In our case we had 475 tests, Our prompt is ~7000 tokens, this means to run the full suite of tests:

475 (number of tests) * 3 (iterations) * ~7000 (prompt+response size) = 9,975,000 tokens. Based on pricing for GPT 3.5-turbo with 16k context, our total for that would be (9,975,000/1000) * $0.003 = $29.93 to run our full set of tests.

Normalization

We found that additional normalization helped for places where we relied on LLM intelligence. For example, sometimes the LLM would use AWS_API_GATEWAY, other times it might use AWS_APIGATEWAY. We had to create dynamic maps on the backend to ensure these would be mapped to the same type before sending it to our engine.

This was even more necessary for ABSTRACT resources where the LLM had to make a best guess based on whatever was typed. For example ABSTRACT_DATABASE, ABSTRACT_DATASTORE, etc.

Conclusion

LLMs have proven to be a powerful interface to the Klotho engine. We believe that chat is an excellent complimentary interface to classic GUIs and CLIs, but doesn’t have to replace them entirely. GPT4 is amazingly powerful at extracting user intent with minimal examples, and GPT3.5 is both fast and accurate when given comprehensive examples and a diligent approach to testing/validation as you modify your prompts.

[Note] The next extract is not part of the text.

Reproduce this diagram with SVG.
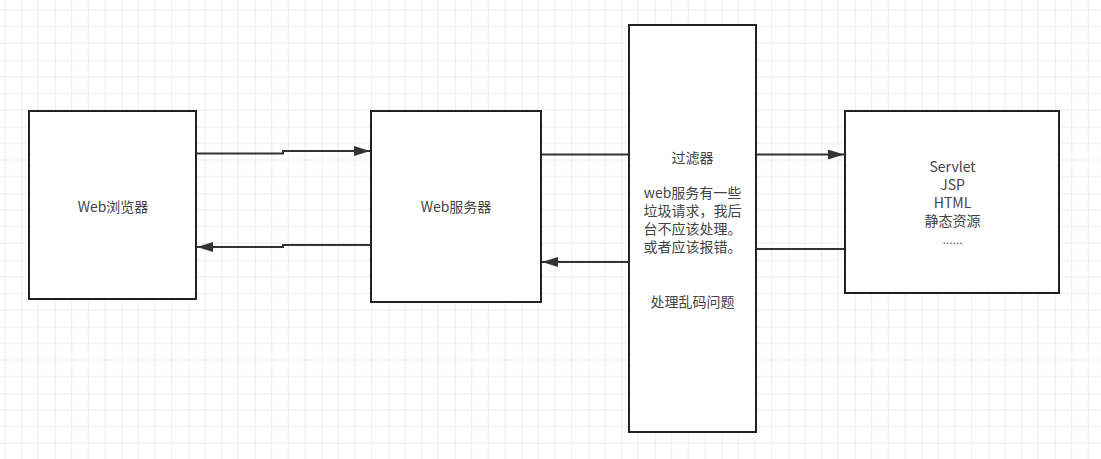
<svg xmlns="http://www.w3.org/2000/svg" width="1101" height="459" viewBox="0 0 1101 459">
<style>
.box{fill:#fff;stroke:#222;stroke-width:2}
.ln{fill:none;stroke:#333;stroke-width:2}
.t{font-family:"Noto Sans CJK SC","Noto Sans",sans-serif;font-size:14px;fill:#444;text-anchor:middle}
.d{font-family:"Liberation Sans",sans-serif;font-size:12px;fill:#444;text-anchor:middle}
</style>
<defs>
<pattern id="grid" patternUnits="userSpaceOnUse" x="55" y="60" width="66.667" height="66.667">
<path d="M16.667 0V66.667M33.333 0V66.667M50 0V66.667M0 16.667H66.667M0 33.333H66.667M0 50H66.667" stroke="#ececec" stroke-width="1" fill="none"/>
<path d="M0 0V66.667M0 0H66.667" stroke="#e0e0e0" stroke-width="1" fill="none"/>
</pattern>
<marker id="arr" markerUnits="userSpaceOnUse" viewBox="0 0 16 10" refX="16" refY="5" markerWidth="16" markerHeight="10" orient="auto">
<path d="M0 0L16 5L0 10Z" fill="#333"/>
</marker>
</defs>
<rect width="1101" height="459" fill="#fff"/>
<rect width="1101" height="459" fill="url(#grid)"/>
<g id="connectors">
<path class="ln" d="M196 153.5H283V151H370" marker-end="url(#arr)"/>
<path class="ln" d="M371 245H283V247H197" marker-end="url(#arr)"/>
<path class="ln" d="M541 154.5H629"/>
<path class="ln" d="M629 262H542" marker-end="url(#arr)"/>
<path class="ln" d="M756 154.5H844" marker-end="url(#arr)"/>
<path class="ln" d="M845 249H756"/>
</g>
<g id="browser">
<rect class="box" x="29" y="111" width="167" height="188"/>
<text class="t" x="113" y="212">Web浏览器</text>
</g>
<g id="server">
<rect class="box" x="371" y="111" width="170" height="191"/>
<text class="t" x="456" y="212">Web服务器</text>
</g>
<g id="filter">
<rect class="box" x="629" y="25" width="127" height="407"/>
<text class="t" x="692.5" y="163">过滤器</text>
<text class="t" x="692.5" y="198">web服务有一些</text>
<text class="t" x="692.5" y="216">垃圾请求，我后</text>
<text class="t" x="692.5" y="234">台不应该处理。</text>
<text class="t" x="692.5" y="252">或者应该报错。</text>
<text class="t" x="692.5" y="307">处理乱码问题</text>
</g>
<g id="resources">
<rect class="box" x="845" y="111" width="214" height="182"/>
<text class="t" x="952.5" y="172">Servlet</text>
<text class="t" x="952.5" y="190">JSP</text>
<text class="t" x="952.5" y="208">HTML</text>
<text class="t" x="952.5" y="226">静态资源</text>
<text class="d" x="952.5" y="244">......</text>
</g>
</svg>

Our approach differs from other LLM-based cloud architecture tools in that we don’t want to rely on the LLM intelligence to solve architectural problems, only translate user intent. The biggest downside to this approach is that you’ll simply fail when you can’t generate an answer and since users can ask literally anything.

We’re excited about the interweaving of GUIs with chat-based interfaces, as multiple interaction modalities lend themselves differently depending on the task at hand.